Things get stickier for Alison at Starbucks. "We don't have a secret menu," says the barrista, who won't give his name. He points to the overhead menu. A nicer cohort nearby rolls her eyes and offers Alison "anything she wants," which is of course, the soul of the secret menu.

Over at Jamba Juice, however, she hits the sweet spot, scoring the distinctly non-health-bar-sounding White Gummi Bear (a complex smoothie concoction that tastes like the rubbery candy), Strawberry Shortcake, and Push Pop smoothies, no questions asked. Apple-cheeked teen server, Daryl, says "the majority of our customers order secret menu stuff."
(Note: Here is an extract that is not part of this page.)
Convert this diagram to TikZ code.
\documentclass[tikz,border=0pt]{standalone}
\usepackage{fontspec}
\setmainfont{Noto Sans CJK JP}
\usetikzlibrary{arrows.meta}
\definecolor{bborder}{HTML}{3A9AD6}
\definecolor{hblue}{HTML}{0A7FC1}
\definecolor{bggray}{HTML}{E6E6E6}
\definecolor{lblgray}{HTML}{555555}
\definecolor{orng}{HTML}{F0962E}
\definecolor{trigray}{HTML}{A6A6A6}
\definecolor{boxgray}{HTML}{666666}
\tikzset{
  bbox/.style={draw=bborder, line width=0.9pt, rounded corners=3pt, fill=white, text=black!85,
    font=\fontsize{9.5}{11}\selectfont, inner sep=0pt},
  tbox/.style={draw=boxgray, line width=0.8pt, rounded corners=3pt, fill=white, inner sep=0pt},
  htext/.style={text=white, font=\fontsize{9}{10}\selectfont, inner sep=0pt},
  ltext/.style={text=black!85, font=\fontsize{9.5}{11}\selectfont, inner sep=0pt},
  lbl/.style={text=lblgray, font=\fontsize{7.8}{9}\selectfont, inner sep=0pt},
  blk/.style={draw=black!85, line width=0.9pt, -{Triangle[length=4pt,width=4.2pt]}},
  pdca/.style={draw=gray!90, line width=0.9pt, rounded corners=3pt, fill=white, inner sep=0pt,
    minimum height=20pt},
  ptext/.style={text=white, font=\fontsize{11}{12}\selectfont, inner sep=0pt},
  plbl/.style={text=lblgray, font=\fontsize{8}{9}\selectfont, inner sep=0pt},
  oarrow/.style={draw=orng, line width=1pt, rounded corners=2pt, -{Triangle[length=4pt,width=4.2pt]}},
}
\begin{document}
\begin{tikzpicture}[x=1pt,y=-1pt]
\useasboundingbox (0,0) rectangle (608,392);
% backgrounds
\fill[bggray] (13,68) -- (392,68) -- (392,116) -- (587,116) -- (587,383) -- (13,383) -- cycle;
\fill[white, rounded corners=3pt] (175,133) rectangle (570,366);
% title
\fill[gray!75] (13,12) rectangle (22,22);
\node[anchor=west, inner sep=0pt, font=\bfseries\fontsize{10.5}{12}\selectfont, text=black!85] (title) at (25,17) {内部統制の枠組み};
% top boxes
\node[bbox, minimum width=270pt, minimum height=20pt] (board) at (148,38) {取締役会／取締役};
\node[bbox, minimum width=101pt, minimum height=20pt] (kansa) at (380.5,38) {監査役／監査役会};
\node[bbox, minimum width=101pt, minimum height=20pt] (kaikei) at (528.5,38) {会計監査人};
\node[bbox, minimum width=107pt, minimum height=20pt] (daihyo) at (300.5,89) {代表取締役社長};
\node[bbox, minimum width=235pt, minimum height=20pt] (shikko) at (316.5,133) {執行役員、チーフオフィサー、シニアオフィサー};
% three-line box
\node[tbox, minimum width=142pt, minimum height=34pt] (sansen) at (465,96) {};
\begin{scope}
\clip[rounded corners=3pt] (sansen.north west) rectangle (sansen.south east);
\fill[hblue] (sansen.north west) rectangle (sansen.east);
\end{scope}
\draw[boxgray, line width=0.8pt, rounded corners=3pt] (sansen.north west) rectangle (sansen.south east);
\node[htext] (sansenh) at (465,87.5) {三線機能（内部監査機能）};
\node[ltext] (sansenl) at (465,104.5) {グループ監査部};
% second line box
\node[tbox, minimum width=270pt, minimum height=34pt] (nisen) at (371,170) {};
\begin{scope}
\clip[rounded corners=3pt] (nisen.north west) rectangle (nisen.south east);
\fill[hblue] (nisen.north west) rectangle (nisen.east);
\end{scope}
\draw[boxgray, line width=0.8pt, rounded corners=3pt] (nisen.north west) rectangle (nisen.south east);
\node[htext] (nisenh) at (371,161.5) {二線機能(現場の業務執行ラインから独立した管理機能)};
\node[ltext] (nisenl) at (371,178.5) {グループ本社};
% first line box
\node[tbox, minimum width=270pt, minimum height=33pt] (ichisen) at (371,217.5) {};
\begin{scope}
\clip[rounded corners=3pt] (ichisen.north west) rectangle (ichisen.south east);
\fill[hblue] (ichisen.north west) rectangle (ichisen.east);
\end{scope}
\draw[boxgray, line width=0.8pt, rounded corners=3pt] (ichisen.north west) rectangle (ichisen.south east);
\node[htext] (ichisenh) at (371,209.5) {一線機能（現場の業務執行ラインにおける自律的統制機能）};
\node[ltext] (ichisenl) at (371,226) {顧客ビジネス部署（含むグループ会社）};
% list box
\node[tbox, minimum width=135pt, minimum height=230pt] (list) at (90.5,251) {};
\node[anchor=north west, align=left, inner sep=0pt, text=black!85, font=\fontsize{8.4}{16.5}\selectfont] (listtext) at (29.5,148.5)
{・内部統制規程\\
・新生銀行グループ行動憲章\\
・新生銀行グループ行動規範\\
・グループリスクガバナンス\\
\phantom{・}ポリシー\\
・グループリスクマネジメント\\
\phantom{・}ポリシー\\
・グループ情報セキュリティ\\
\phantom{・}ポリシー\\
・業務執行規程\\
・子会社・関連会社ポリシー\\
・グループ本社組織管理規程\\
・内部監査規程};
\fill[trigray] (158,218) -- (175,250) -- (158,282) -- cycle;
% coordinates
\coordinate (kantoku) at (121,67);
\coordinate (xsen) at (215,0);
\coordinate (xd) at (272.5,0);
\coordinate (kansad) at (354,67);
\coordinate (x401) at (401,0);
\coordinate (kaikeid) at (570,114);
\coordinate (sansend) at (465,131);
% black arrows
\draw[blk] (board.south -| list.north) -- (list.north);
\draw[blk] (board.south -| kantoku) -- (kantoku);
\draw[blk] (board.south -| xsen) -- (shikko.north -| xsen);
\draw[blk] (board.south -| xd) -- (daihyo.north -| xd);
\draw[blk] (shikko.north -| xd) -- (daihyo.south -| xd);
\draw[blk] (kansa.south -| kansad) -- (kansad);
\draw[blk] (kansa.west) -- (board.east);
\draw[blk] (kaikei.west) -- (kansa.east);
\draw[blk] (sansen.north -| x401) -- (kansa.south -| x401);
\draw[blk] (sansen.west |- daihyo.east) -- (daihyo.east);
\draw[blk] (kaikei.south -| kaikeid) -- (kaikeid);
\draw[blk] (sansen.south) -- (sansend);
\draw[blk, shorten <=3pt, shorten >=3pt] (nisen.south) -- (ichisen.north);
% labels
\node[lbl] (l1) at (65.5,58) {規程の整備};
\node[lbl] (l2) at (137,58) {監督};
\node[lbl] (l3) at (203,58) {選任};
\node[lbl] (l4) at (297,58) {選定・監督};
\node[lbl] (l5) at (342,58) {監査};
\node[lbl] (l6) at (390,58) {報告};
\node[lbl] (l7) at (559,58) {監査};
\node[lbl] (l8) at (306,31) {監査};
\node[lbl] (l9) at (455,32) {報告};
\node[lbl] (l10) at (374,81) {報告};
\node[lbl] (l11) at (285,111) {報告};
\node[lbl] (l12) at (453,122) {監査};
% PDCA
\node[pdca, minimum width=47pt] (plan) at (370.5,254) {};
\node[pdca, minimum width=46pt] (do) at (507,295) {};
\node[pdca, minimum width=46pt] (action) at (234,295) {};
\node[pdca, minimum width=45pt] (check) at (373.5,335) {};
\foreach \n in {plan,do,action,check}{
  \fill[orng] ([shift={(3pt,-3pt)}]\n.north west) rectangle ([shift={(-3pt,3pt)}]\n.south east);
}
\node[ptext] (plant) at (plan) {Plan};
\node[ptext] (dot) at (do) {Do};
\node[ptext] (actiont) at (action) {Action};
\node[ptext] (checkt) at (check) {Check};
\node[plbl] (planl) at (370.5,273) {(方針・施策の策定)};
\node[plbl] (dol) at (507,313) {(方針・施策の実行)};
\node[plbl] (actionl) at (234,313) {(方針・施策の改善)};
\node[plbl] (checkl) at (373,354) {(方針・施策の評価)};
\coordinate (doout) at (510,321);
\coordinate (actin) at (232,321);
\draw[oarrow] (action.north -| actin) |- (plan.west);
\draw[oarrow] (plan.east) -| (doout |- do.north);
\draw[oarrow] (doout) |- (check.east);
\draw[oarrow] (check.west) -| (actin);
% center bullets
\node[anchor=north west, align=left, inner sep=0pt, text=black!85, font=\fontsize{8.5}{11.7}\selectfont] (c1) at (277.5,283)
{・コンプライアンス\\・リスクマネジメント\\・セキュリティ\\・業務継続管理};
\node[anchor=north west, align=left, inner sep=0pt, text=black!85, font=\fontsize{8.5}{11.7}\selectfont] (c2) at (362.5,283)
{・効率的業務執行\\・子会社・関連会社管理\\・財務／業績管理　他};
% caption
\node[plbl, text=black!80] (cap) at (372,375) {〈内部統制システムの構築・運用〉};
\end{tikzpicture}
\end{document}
Why is this, I ask a national food expert by phone. "Cachet," answers Joyce Weinberg, president of New York Food Tours, a culinary-adventure firm. "Who doesn't like to be in the know?" Besides, she adds, this is the "my" generation. "They've all grown up thinking they can have the world their way."

It's a win-win, says Paul Dholakia, an associate management professor at Rice University in Houston. It's pure genius from the restaurant's point of view, he adds. "It's the best way to get around the barriers we've all put up against commercial messages that I've seen in a long time. People actually seek these things out."

Just like me, and now… Alison. But suddenly I need to know – how far can this go? I try out my new, have-it-my-way persona at a local mall smoothie counter, Surf City. I peruse the menu, then order what I dub the "Berry Pleaser."

"Make me a medium with blueberries, strawberries, raspberries, and a hint of mango." The server squints, then hauls out three brightly colored jars. She dumps red, blue, and yellow globs into a blender. One short burst of whirrr! later and I give her an approving nod. All secrets should be so delicious.